» Work to do
Begin with the first line and repeat exactly through the line containing "fig.text(79 / 519, 1"; leave every image out.

>> BEGIN Excerpted data

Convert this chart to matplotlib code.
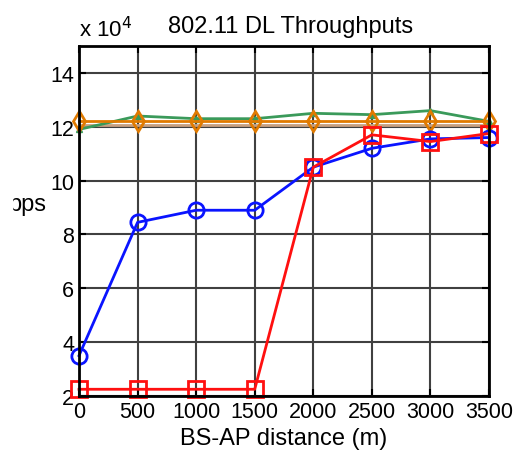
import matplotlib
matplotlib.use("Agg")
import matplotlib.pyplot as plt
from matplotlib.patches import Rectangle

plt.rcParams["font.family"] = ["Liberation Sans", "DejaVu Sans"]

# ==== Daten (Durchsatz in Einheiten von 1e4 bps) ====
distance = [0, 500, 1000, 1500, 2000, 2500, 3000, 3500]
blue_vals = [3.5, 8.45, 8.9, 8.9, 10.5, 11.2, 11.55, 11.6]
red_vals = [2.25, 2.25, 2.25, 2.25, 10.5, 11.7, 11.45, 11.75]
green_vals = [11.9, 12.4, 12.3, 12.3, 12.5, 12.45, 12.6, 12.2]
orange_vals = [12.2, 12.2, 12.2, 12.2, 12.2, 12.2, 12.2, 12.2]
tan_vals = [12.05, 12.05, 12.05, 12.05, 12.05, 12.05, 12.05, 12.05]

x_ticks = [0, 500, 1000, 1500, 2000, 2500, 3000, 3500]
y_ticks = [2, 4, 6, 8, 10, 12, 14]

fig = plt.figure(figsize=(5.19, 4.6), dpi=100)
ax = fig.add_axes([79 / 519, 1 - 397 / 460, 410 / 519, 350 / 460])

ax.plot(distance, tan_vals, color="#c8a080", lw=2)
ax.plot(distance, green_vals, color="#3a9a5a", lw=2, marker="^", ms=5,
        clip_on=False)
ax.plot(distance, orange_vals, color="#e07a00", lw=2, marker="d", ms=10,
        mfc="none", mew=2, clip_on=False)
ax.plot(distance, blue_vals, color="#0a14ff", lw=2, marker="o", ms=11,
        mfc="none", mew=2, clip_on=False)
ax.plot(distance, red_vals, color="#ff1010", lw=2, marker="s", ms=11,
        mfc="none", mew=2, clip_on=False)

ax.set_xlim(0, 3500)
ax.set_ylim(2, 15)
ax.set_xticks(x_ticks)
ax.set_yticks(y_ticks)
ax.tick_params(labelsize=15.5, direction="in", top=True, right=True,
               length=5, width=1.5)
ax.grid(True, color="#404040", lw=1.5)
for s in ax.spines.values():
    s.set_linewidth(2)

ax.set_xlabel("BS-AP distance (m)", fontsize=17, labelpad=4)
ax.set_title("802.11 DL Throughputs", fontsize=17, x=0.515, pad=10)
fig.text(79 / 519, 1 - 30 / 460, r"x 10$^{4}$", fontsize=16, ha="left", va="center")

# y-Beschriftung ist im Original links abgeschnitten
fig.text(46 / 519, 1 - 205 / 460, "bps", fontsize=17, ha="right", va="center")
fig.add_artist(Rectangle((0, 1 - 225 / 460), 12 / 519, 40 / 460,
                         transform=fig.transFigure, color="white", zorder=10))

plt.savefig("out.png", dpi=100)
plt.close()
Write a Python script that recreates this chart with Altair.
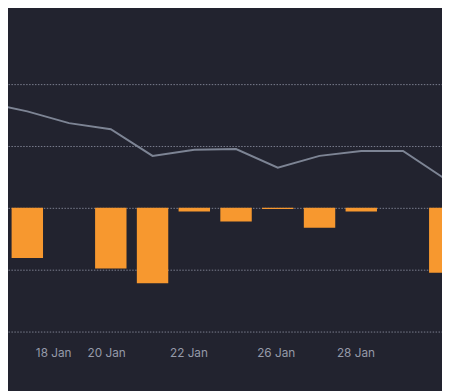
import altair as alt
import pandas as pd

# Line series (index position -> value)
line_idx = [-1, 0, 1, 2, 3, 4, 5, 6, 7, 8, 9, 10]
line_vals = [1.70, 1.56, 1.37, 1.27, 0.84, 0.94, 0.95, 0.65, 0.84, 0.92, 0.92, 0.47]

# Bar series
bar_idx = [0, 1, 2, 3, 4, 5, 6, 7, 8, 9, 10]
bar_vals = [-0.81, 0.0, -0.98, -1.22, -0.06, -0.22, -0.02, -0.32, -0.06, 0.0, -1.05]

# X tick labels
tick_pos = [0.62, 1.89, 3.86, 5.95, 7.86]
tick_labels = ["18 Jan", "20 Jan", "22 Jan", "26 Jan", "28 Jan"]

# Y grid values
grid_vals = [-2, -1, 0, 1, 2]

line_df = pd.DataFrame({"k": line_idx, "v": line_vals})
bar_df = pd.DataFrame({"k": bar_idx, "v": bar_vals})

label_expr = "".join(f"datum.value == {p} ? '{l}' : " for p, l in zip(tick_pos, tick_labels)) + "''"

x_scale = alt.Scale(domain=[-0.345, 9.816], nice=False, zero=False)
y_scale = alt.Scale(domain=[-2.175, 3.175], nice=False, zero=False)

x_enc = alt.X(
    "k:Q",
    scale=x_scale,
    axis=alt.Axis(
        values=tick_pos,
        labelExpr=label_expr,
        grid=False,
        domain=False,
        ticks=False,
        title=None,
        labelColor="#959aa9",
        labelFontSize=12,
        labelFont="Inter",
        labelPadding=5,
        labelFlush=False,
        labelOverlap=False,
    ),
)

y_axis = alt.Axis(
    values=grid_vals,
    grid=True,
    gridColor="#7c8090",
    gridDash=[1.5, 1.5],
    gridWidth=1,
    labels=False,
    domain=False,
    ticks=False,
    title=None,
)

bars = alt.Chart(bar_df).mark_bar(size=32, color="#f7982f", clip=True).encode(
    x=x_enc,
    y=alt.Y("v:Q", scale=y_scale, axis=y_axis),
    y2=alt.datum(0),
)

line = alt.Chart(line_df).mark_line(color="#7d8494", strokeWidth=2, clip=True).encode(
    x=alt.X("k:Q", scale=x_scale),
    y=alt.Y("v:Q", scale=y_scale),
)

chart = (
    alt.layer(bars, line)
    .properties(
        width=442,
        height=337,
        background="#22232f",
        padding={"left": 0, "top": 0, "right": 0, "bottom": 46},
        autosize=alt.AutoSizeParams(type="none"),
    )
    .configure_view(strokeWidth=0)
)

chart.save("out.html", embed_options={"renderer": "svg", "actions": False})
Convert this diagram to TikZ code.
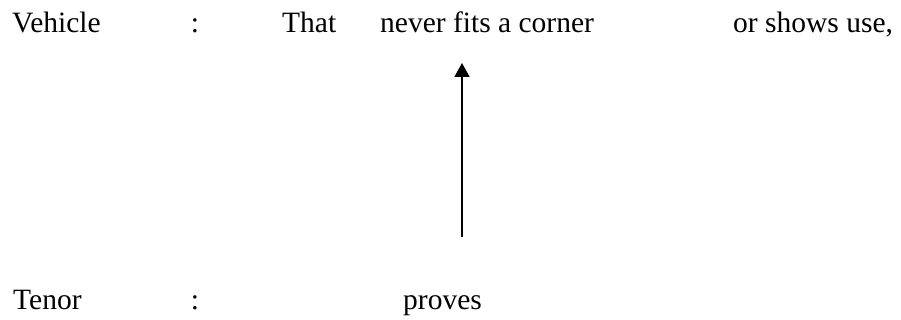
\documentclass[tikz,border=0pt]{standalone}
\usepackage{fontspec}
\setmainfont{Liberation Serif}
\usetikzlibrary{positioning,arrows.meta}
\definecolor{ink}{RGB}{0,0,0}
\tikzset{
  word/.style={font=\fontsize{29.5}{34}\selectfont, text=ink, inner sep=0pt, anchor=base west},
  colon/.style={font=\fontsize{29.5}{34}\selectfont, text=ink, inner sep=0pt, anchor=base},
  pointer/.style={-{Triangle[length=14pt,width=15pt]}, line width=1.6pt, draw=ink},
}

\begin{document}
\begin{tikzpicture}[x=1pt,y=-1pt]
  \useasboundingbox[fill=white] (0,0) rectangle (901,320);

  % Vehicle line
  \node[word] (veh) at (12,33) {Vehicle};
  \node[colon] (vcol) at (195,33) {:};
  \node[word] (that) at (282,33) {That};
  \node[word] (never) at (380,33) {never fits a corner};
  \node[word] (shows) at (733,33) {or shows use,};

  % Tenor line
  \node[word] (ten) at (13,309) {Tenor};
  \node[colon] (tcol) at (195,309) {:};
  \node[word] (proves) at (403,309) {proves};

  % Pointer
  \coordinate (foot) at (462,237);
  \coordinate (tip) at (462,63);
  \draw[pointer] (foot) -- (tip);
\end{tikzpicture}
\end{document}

>> END Excerpted data

» Written solution
Convert this chart to matplotlib code.
import matplotlib
matplotlib.use("Agg")
import matplotlib.pyplot as plt
from matplotlib.patches import Rectangle

plt.rcParams["font.family"] = ["Liberation Sans", "DejaVu Sans"]

# ==== Daten (Durchsatz in Einheiten von 1e4 bps) ====
distance = [0, 500, 1000, 1500, 2000, 2500, 3000, 3500]
blue_vals = [3.5, 8.45, 8.9, 8.9, 10.5, 11.2, 11.55, 11.6]
red_vals = [2.25, 2.25, 2.25, 2.25, 10.5, 11.7, 11.45, 11.75]
green_vals = [11.9, 12.4, 12.3, 12.3, 12.5, 12.45, 12.6, 12.2]
orange_vals = [12.2, 12.2, 12.2, 12.2, 12.2, 12.2, 12.2, 12.2]
tan_vals = [12.05, 12.05, 12.05, 12.05, 12.05, 12.05, 12.05, 12.05]

x_ticks = [0, 500, 1000, 1500, 2000, 2500, 3000, 3500]
y_ticks = [2, 4, 6, 8, 10, 12, 14]

fig = plt.figure(figsize=(5.19, 4.6), dpi=100)
ax = fig.add_axes([79 / 519, 1 - 397 / 460, 410 / 519, 350 / 460])

ax.plot(distance, tan_vals, color="#c8a080", lw=2)
ax.plot(distance, green_vals, color="#3a9a5a", lw=2, marker="^", ms=5,
        clip_on=False)
ax.plot(distance, orange_vals, color="#e07a00", lw=2, marker="d", ms=10,
        mfc="none", mew=2, clip_on=False)
ax.plot(distance, blue_vals, color="#0a14ff", lw=2, marker="o", ms=11,
        mfc="none", mew=2, clip_on=False)
ax.plot(distance, red_vals, color="#ff1010", lw=2, marker="s", ms=11,
        mfc="none", mew=2, clip_on=False)

ax.set_xlim(0, 3500)
ax.set_ylim(2, 15)
ax.set_xticks(x_ticks)
ax.set_yticks(y_ticks)
ax.tick_params(labelsize=15.5, direction="in", top=True, right=True,
               length=5, width=1.5)
ax.grid(True, color="#404040", lw=1.5)
for s in ax.spines.values():
    s.set_linewidth(2)

ax.set_xlabel("BS-AP distance (m)", fontsize=17, labelpad=4)
ax.set_title("802.11 DL Throughputs", fontsize=17, x=0.515, pad=10)
fig.text(79 / 519, 1 - 30 / 460, r"x 10$^{4}$", fontsize=16, ha="left", va="center")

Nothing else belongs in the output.